While Rehder concludes that change is always inevitable and that not all of the [End Page 110] elements of plantation history (especially substandard workers' houses) are worthy of preservation, he does more than merely offer the usual preservationist's lament. Throughout Delta Sugar Rehder describes the consequences of a perilous transformation as local ownership was replaced by an aloof international corporate order. Lacking even a paternalistic feeling for the local people, this type of administration easily ignores or overlooks the consequences of its decisions. Rehder describes the impact of this new class of management in his profile of Whitney Plantation (the one replaced by a Taiwanese textile factory):

In the past forty years, 138 petrochemical plants have been built on the banks of the Mississippi River between Baton Rouge and New Orleans, an area known officially as the Chemical Corridor but locally called Cancer Alley. What difference would one more chemical plant make? Cancer Alley was no misnomer. Too many young people were sick, and many more people in the area reportedly were dying from cancer. Local citizens were worried. Could Formosa's rayon plant be an environmental problem?
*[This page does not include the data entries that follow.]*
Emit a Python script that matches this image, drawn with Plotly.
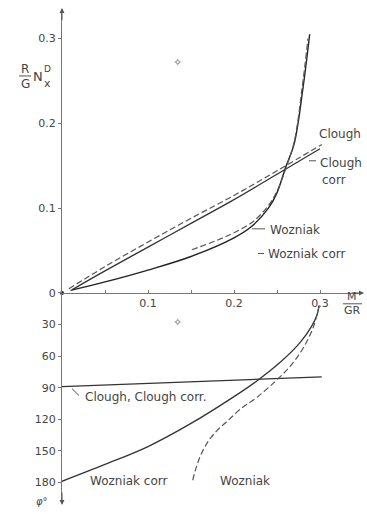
import plotly.graph_objects as go

# ---------------- data ----------------
# top panel: (R/G) N_x^D versus M/(GR)
woz_M = [0.010, 0.050, 0.100, 0.150, 0.200, 0.220, 0.240, 0.250, 0.260, 0.270, 0.280, 0.288]
woz_N = [0.003, 0.013, 0.027, 0.043, 0.065, 0.078, 0.100, 0.118, 0.148, 0.176, 0.240, 0.305]

wozc_M = [0.151, 0.180, 0.200, 0.222, 0.240, 0.250, 0.260, 0.270, 0.279, 0.286]
wozc_N = [0.051, 0.062, 0.071, 0.084, 0.103, 0.120, 0.146, 0.178, 0.240, 0.300]

clough_M = [0.012, 0.050, 0.100, 0.150, 0.200, 0.250, 0.300]
clough_N = [0.004, 0.026, 0.054, 0.082, 0.110, 0.140, 0.170]

cloughc_M = [0.008, 0.050, 0.100, 0.150, 0.200, 0.250, 0.302]
cloughc_N = [0.005, 0.031, 0.060, 0.088, 0.115, 0.144, 0.175]

# bottom panel: phi (degrees) versus M/(GR)
phi_clough_M = [0.000, 0.100, 0.200, 0.302]
phi_clough = [89.0, 86.0, 83.0, 79.8]

phi_wozc_M = [0.000, 0.050, 0.100, 0.150, 0.200, 0.227, 0.255, 0.277, 0.290, 0.2965, 0.299]
phi_wozc = [179.0, 163.0, 146.0, 124.0, 98.5, 83.4, 65.0, 47.0, 32.0, 21.0, 12.0]

phi_woz_M = [0.152, 0.156, 0.162, 0.170, 0.180, 0.192, 0.208, 0.227, 0.248, 0.265, 0.280, 0.292, 0.299]
phi_woz = [178.0, 166.0, 153.0, 141.0, 131.0, 122.0, 110.0, 99.0, 84.0, 70.0, 53.0, 33.0, 12.0]

x_tickvals = [0.05, 0.10, 0.15, 0.20, 0.25, 0.30]
x_ticktext = ["", "0.1", "", "0.2", "", "0.3"]
y_tickvals = [0, 0.1, 0.2, 0.3]
y_ticktext = ["0", "0.1", "0.2", "0.3"]
phi_tickvals = [30, 60, 90, 120, 150, 180]
phi_ticktext = ["30", "60", "90", "120", "150", "180"]

# ---------------- figure ----------------
W, H = 367, 514
FONT = "DejaVu Sans"
INK = "#333333"
TXT = "#444444"


def px(x):
    return x / W


def py(y):
    return 1 - y / H


fig = go.Figure()

solid = dict(color=INK, width=1.3)
dashed = dict(color="#555555", width=1.2, dash="6px,3px")

fig.add_trace(go.Scatter(x=clough_M, y=clough_N, mode="lines", line=solid, yaxis="y", line_shape="spline"))
fig.add_trace(go.Scatter(x=cloughc_M, y=cloughc_N, mode="lines", line=dashed, yaxis="y", line_shape="spline"))
fig.add_trace(go.Scatter(x=woz_M, y=woz_N, mode="lines", line=dict(color="#222", width=1.4), yaxis="y",
                         line_shape="spline"))
fig.add_trace(go.Scatter(x=wozc_M, y=wozc_N, mode="lines", line=dashed, yaxis="y", line_shape="spline"))

fig.add_trace(go.Scatter(x=phi_clough_M, y=phi_clough, mode="lines", line=solid, yaxis="y2"))
fig.add_trace(go.Scatter(x=phi_wozc_M, y=phi_wozc, mode="lines", line=solid, yaxis="y2", line_shape="spline"))
fig.add_trace(go.Scatter(x=phi_woz_M, y=phi_woz, mode="lines", line=dashed, yaxis="y2", line_shape="spline"))

# origin dot
fig.add_trace(go.Scatter(x=[0], y=[0], mode="markers", marker=dict(color="#222", size=4), yaxis="y",
                         cliponaxis=False))

x0, x1 = 62, 360
ytop0, ytop1 = 297, 12
ybot1 = 510
scale = 860.0
phis = 32.0 / 30.0

fig.update_layout(
    width=W, height=H, autosize=False,
    margin=dict(l=0, r=0, t=0, b=0),
    paper_bgcolor="white", plot_bgcolor="white",
    showlegend=False,
    font=dict(family=FONT, size=11, color=TXT),
    xaxis=dict(
        domain=[px(x0), px(x1)], range=[0, (x1 - x0) / scale],
        anchor="y", showgrid=False, zeroline=False,
        showline=True, linecolor="#777", linewidth=1,
        tickmode="array", tickvals=x_tickvals, ticktext=x_ticktext,
        ticks="inside", ticklen=3, tickcolor="#777",
        tickfont=dict(size=11, color=TXT),
    ),
    yaxis=dict(
        domain=[py(ytop0), py(ytop1)], range=[0, (ytop0 - ytop1) / scale],
        anchor="x", showgrid=False, zeroline=False,
        showline=True, linecolor="#777", linewidth=1,
        tickmode="array", tickvals=y_tickvals, ticktext=y_ticktext,
        ticks="outside", ticklen=3, tickcolor="#777",
        tickfont=dict(size=11, color=TXT),
    ),
    yaxis2=dict(
        domain=[py(ybot1), py(ytop0)], range=[(ybot1 - ytop0) / phis, 0],
        anchor="x", showgrid=False, zeroline=False,
        showline=True, linecolor="#777", linewidth=1,
        tickmode="array", tickvals=phi_tickvals, ticktext=phi_ticktext,
        ticks="outside", ticklen=3, tickcolor="#777",
        tickfont=dict(size=11, color=TXT),
    ),
)

ann = []


def text(x, y, s, size=12, xanchor="left", yanchor="middle", color=TXT):
    ann.append(dict(x=px(x), y=py(y), xref="paper", yref="paper", text=s, showarrow=False,
                    xanchor=xanchor, yanchor=yanchor, font=dict(size=size, color=color, family=FONT)))


# axis arrows
ann.append(dict(x=px(62), y=py(8), xref="paper", yref="paper", ax=0, ay=14, text="", showarrow=True,
                arrowhead=2, arrowsize=1, arrowwidth=1, arrowcolor="#555"))
ann.append(dict(x=px(62), y=py(512), xref="paper", yref="paper", ax=0, ay=-14, text="", showarrow=True,
                arrowhead=2, arrowsize=1, arrowwidth=1, arrowcolor="#555"))
ann.append(dict(x=px(364), y=py(297), xref="paper", yref="paper", ax=-14, ay=0, text="", showarrow=True,
                arrowhead=2, arrowsize=1, arrowwidth=1, arrowcolor="#555"))

# y-axis title: R/G N_x^D
text(25, 70, "R", 12, xanchor="center")
text(25, 85, "G", 12, xanchor="center")
text(31, 78, "N", 13, xanchor="left")
text(42, 70, "D", 9, xanchor="left")
text(42, 85, "x", 11, xanchor="left")
# x-axis title: M/GR
text(352, 301, "M", 11, xanchor="center")
text(352, 315, "GR", 11, xanchor="center")
# phi label
text(42, 508, "<i>φ°</i>", 10, xanchor="center")

# curve labels
text(317, 136, "Clough", 12, xanchor="left")
text(318, 165, "Clough", 12, xanchor="left")
text(320, 182, "corr", 12, xanchor="left")
text(268, 233, "Wozniak", 12, xanchor="left")
text(266, 257, "Wozniak corr", 12, xanchor="left")
text(83, 402, "Clough, Clough corr.", 12, xanchor="left")
text(88, 488, "Wozniak corr", 12, xanchor="left")
text(218, 488, "Wozniak", 12, xanchor="left")

# small registration marks
text(177, 63, "✧", 11, xanchor="center", color="#555")
text(177, 327, "✧", 11, xanchor="center", color="#555")

fig.update_layout(annotations=ann)

shapes = []


def seg(xa, ya, xb, yb, color="#555", width=1):
    shapes.append(dict(type="line", xref="paper", yref="paper", x0=px(xa), y0=py(ya), x1=px(xb), y1=py(yb),
                       line=dict(color=color, width=width)))


seg(19, 77, 31, 77)           # R/G fraction bar
seg(343, 308, 362, 308)       # M/GR fraction bar
seg(252, 232, 265, 232)       # Wozniak leader
seg(258, 257, 264, 257)       # Wozniak corr leader
seg(309, 163, 316, 163)       # Clough corr leader
seg(72, 394, 79, 401)         # Clough, Clough corr. leader
fig.update_layout(shapes=shapes)

fig.write_html(
    "out.html",
    config={"displayModeBar": False},
    post_script="document.body.style.margin='0';document.body.style.padding='0';"
                "document.body.style.overflow='hidden';",
)
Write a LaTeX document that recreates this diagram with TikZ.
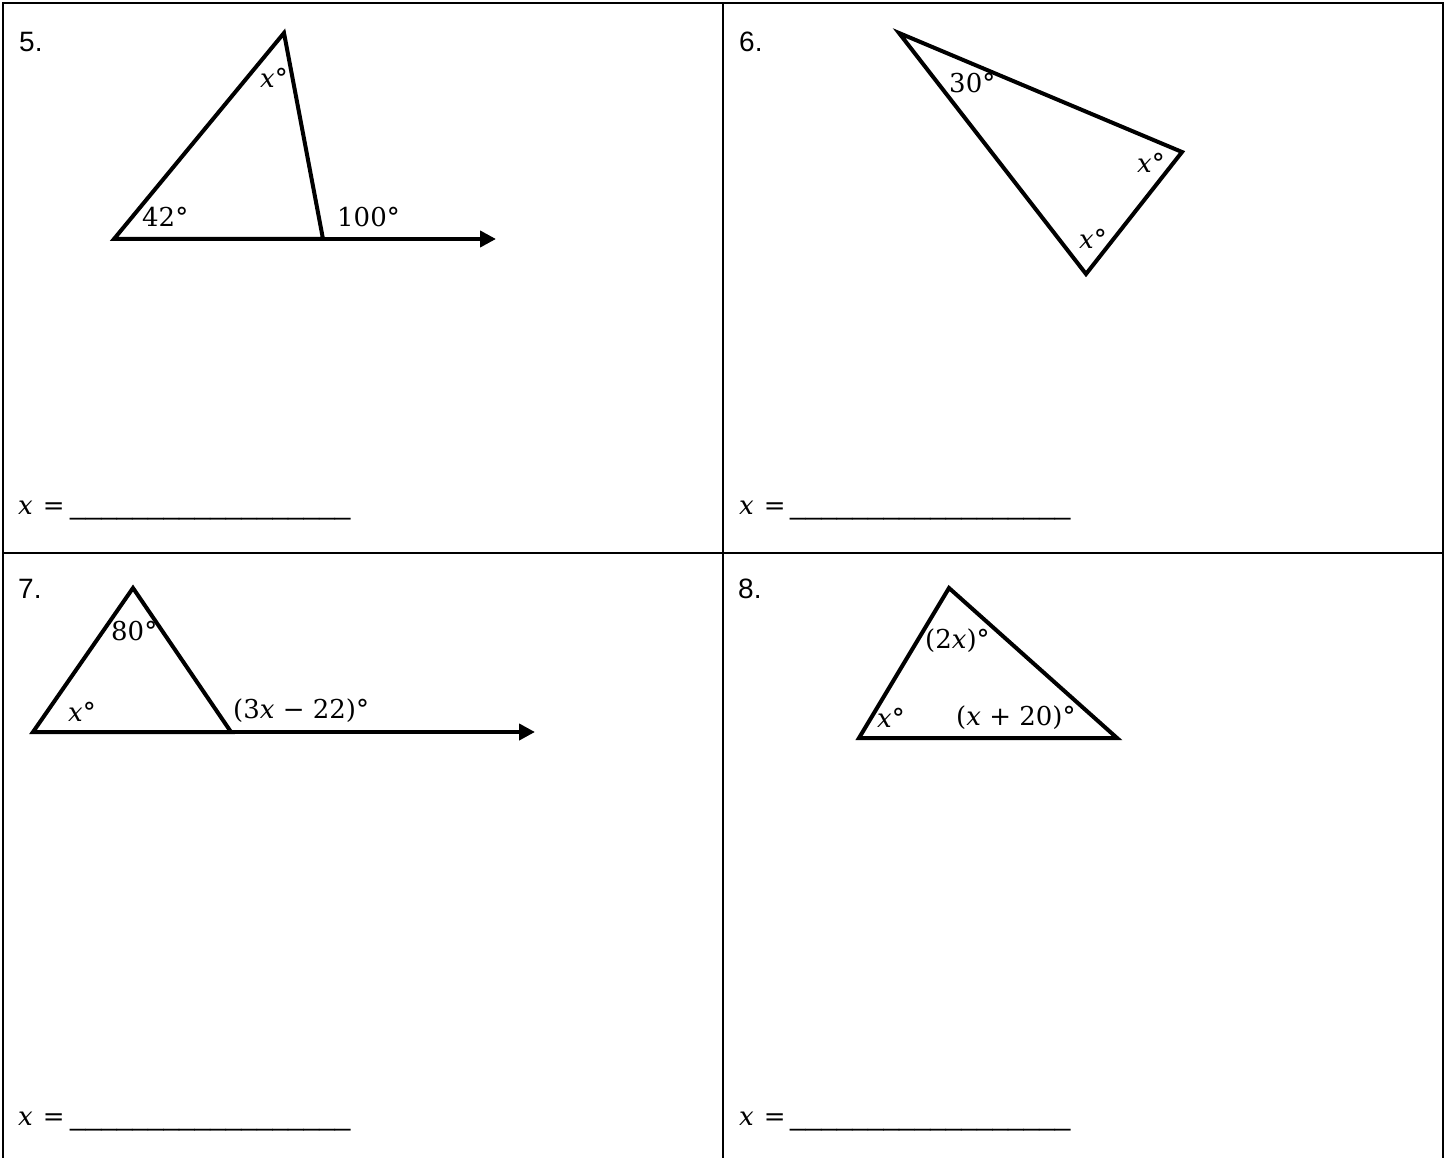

Many believed so because the plant would be dumping fifty-three million gallons of wastewater in the Mississippi daily.

Although Rehder did not set out to be a muckraker, contained in his thorough and detailed descriptions of six Louisiana sugar plantations are not only an account of the past but a warning about the future.



John Michael Vlach

John Michael Vlach, professor of American studies and anthropology at The George Washington University and author or editor of nine books on various aspects of folk art, vernacular architecture, and African American material culture, including Back of the Big House: The Architecture of Plantation Slavery, from the University of North Carolina Press, 1993.